Compliance Reporting and Corporate Communications

(a)

Taking all reasonable steps to ensure the Company has in place effective communication processes with shareholders and other stakeholders and financial, regulatory and other recipients;

(b)

Approving interaction with shareholders on all items requiring shareholder response or approval;

(c)

Taking all reasonable steps to ensure that the financial performance of the Company is adequately reported to shareholders, other securities holders and regulators on a timely and regular basis;

(d)

Taking all reasonable steps to ensure that financial results are reported fairly and in accordance with generally accepted accounting principles;

(e)

Taking all reasonable steps to ensure the timely reporting of any other developments that have significant and material impact on the Company; and

(f)

Reporting annually to shareholders on the Board's stewardship for the preceding year (the Annual Report).
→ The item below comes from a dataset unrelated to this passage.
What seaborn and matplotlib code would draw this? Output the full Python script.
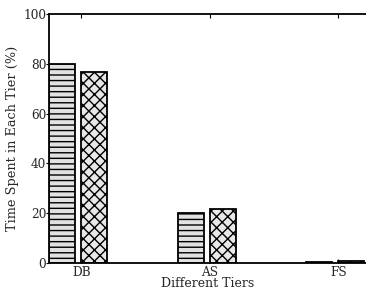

General Legal Obligations of the Board Of Directors

(a)

Directing management to ensure legal requirements have been met and documents and records have been properly prepared, approved and maintained;

(b)

Approving the Company's legal structure;

(c)

Taking all reasonable steps to ensure compliance with all material legal requirements applicable to the Company, including, but without limitation, corporate and securities law, and

(d)

Performing such functions as it reserves to itself or which cannot, by law, be delegated to Committees of the Board or to management.

4.0

Review

The Compensation and Corporate Governance Committee, with input by all Board members and management, will review these terms of reference at least annually or, where circumstances warrant, at such shorter intervals as is necessary, to determine if further additions, deletions or other amendments are required.

1 For purposes of these Terms of Reference, the term "material" includes a transaction or a series of related transactions that would, using reasonable business judgment and assumptions, have a meaningful impact on the Company. The impact could be relative to the Company's financial performance and liabilities as well as its reputation.